Semana Nacional de Drogas
Também foi instituída a Semana Nacional de Políticas Sobre Drogas, voltada para as atividades de prevenção, de atenção à saúde e a divulgação de ações que visem estimular o diálogo e a inserção social de pessoas que fazem uso de drogas. A ideia é que eventos com esse objetivo aconteçam anualmente na quarta semana do mês de junho.
Informação e avaliação
O projeto estabelece que caberá à União criar e manter um sistema de informação, avaliação e gestão das políticas sobre drogas. O governo federal terá também de elaborar metas, prioridades e indicadores e adotar medidas para fortalecer a política nas fronteiras.

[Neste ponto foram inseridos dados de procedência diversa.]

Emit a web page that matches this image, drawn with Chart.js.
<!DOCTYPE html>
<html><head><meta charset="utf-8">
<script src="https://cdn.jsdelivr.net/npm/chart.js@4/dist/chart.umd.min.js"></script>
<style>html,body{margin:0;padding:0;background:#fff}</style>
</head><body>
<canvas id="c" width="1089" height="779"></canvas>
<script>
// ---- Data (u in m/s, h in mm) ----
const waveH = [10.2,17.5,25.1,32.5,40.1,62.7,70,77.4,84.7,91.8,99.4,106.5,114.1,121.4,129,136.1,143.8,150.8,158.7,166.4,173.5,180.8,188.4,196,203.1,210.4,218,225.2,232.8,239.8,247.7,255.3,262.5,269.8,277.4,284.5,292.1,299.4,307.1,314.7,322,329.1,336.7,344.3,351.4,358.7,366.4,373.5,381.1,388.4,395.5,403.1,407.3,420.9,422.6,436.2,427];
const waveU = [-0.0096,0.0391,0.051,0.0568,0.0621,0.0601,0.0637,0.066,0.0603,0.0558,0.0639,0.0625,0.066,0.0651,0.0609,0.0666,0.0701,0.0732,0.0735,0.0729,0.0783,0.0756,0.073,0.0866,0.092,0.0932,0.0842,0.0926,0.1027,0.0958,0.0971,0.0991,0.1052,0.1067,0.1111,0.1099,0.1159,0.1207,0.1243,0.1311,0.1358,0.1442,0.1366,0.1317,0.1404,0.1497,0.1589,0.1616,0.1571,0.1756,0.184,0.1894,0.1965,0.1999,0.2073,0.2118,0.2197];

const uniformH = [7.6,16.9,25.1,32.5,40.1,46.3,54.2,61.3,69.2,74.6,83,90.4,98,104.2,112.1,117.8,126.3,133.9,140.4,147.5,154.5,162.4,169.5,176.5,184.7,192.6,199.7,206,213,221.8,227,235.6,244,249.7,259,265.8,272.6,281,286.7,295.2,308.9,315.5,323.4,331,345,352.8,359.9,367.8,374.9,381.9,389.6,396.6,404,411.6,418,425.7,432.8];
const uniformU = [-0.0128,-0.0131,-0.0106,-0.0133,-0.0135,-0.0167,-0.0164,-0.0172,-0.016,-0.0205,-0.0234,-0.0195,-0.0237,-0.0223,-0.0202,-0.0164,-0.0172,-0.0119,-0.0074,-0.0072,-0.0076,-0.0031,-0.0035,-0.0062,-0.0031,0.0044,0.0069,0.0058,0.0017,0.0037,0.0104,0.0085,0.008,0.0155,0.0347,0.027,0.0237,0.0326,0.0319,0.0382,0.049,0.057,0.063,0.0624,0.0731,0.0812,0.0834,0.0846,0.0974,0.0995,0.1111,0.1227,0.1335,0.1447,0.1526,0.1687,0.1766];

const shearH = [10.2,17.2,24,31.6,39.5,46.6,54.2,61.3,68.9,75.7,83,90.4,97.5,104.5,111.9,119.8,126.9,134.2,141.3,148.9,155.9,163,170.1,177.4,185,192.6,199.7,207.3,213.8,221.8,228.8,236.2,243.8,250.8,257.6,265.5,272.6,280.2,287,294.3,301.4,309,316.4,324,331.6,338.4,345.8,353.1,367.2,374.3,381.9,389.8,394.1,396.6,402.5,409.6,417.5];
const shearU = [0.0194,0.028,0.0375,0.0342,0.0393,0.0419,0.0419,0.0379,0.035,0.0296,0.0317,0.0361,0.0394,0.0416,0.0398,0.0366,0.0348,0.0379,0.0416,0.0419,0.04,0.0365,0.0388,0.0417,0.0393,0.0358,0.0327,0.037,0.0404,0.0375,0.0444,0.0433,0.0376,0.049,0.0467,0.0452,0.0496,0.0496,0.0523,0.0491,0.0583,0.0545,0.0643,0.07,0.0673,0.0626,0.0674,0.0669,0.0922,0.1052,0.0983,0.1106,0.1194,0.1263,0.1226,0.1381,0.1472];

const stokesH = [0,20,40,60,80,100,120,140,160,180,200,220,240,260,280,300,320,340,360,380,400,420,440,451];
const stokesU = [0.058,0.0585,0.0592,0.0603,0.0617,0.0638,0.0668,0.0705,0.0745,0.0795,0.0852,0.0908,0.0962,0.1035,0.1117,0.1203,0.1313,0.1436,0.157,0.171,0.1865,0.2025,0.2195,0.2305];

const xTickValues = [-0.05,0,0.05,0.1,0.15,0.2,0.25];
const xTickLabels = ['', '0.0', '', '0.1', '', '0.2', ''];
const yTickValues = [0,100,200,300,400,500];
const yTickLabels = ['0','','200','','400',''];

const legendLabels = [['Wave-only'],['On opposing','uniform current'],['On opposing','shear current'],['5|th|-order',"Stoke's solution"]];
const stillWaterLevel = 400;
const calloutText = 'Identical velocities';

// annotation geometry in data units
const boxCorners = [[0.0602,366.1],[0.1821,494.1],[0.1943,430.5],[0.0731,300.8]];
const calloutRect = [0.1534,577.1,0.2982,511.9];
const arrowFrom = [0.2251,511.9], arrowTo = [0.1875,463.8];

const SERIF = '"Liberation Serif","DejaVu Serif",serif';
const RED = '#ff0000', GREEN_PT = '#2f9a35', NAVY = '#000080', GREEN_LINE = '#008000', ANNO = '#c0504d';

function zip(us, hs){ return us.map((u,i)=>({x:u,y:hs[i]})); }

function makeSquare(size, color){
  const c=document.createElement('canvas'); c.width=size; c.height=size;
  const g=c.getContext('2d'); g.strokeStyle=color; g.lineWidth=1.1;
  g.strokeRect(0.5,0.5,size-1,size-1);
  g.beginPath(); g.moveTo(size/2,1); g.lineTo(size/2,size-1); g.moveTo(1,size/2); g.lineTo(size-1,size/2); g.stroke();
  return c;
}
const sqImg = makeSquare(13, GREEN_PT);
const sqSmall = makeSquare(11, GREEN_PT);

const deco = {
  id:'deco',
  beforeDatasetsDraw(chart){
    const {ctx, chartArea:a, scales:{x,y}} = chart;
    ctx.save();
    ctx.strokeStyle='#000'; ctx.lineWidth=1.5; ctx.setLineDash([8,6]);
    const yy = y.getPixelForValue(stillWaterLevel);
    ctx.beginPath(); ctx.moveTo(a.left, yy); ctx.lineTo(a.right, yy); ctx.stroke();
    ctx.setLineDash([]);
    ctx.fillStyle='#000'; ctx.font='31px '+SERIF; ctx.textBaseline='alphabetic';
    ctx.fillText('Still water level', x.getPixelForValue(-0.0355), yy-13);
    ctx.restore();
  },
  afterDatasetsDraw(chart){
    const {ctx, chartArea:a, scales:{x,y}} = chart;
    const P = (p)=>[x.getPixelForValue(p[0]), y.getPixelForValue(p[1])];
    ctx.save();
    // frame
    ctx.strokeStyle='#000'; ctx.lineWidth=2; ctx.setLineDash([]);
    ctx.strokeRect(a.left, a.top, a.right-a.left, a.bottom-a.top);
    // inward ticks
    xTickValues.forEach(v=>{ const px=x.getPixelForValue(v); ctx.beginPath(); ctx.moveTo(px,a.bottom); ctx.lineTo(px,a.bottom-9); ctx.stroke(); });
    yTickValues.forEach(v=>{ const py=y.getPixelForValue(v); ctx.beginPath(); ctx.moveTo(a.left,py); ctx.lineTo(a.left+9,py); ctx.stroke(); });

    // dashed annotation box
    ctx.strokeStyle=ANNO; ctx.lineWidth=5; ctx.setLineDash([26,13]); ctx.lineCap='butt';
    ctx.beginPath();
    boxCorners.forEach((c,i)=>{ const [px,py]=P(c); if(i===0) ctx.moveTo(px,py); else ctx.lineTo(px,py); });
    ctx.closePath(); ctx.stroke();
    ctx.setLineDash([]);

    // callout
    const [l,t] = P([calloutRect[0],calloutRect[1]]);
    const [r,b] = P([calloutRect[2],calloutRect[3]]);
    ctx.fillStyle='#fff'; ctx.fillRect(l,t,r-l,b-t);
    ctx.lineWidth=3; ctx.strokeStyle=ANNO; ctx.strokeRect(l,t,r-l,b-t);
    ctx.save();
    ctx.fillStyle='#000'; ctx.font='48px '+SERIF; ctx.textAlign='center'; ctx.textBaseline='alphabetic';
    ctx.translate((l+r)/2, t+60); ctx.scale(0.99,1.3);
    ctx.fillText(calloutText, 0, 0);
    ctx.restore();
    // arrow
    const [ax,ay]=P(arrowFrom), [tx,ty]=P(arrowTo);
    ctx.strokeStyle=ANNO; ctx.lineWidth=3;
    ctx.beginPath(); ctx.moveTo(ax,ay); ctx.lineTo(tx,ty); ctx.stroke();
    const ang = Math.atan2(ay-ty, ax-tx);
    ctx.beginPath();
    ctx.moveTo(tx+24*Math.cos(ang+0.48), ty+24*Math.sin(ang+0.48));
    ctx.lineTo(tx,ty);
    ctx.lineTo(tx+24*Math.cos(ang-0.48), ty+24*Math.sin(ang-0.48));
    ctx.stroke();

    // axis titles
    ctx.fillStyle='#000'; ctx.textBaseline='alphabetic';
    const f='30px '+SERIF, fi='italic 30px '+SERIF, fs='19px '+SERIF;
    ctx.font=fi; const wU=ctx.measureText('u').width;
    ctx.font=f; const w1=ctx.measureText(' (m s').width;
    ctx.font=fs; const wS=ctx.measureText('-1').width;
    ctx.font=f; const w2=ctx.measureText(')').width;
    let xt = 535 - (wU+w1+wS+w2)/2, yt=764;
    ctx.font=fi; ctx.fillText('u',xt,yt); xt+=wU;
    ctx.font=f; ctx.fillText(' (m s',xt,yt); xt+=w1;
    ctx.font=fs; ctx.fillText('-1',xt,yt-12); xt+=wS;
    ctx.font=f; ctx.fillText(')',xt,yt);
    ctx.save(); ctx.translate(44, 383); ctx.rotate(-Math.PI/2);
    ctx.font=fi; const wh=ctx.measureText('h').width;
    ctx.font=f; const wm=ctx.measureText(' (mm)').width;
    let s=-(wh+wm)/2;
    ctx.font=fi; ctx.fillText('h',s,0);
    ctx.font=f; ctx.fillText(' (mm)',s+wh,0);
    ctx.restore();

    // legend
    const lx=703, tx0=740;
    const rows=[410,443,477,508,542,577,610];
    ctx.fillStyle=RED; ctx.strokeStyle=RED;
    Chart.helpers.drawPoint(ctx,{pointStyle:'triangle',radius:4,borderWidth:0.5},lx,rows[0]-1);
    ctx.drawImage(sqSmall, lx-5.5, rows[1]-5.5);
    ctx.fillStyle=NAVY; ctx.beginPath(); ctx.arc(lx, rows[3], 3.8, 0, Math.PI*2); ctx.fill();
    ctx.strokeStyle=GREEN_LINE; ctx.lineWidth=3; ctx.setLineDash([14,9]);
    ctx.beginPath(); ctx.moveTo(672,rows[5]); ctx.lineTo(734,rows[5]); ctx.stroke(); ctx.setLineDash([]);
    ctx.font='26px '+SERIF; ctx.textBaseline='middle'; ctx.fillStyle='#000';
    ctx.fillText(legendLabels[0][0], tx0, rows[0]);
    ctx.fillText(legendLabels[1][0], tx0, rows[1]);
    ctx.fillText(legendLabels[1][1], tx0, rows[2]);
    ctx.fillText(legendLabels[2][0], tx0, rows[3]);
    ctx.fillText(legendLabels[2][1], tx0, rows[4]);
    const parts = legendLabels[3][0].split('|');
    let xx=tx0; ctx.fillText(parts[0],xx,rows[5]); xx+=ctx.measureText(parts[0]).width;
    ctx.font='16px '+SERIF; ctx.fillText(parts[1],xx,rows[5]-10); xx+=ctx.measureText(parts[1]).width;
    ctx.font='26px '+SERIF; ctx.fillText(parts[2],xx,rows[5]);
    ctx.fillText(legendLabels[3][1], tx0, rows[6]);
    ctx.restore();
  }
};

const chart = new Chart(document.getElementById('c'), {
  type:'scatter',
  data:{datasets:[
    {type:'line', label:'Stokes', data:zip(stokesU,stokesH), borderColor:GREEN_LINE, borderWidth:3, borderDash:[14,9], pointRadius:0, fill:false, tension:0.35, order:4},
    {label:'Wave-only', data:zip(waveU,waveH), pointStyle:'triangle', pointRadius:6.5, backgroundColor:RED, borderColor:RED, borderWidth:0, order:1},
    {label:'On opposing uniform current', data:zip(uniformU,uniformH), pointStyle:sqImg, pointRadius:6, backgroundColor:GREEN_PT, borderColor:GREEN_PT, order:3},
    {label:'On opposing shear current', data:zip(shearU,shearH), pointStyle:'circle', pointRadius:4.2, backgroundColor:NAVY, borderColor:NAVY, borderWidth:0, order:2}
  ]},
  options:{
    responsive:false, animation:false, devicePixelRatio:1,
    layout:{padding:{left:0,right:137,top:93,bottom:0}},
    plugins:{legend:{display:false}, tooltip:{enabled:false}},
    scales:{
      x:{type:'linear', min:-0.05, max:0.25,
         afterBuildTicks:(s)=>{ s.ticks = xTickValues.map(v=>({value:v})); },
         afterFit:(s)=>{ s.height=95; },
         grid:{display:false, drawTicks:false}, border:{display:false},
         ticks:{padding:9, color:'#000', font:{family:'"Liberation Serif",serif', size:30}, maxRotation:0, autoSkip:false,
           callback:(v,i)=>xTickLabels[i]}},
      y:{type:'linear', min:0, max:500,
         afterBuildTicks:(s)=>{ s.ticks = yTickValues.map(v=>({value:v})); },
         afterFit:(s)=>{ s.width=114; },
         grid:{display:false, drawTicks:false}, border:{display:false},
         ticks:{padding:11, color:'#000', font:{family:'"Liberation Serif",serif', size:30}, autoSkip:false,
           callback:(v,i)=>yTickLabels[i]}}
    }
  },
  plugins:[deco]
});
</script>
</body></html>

Já os estados, terão de estabelecer e manter programas de acolhimento, tratamento e reinserção social e econômica. A elaboração de programas de prevenção caberá aos municípios.
Estados, Distrito Federal e municípios deverão elaborar seus respectivos planos de políticas sobre drogas.
Na sequência, o PLC 37/2013 será votado pela Comissão de Direitos Humanos e Legislação Participativa (CDH) e pelo Plenário do Senado. Se o texto aprovado pela Câmara também for mantido nessas duas instâncias de votação, será enviado, em seguida, à sanção presidencial.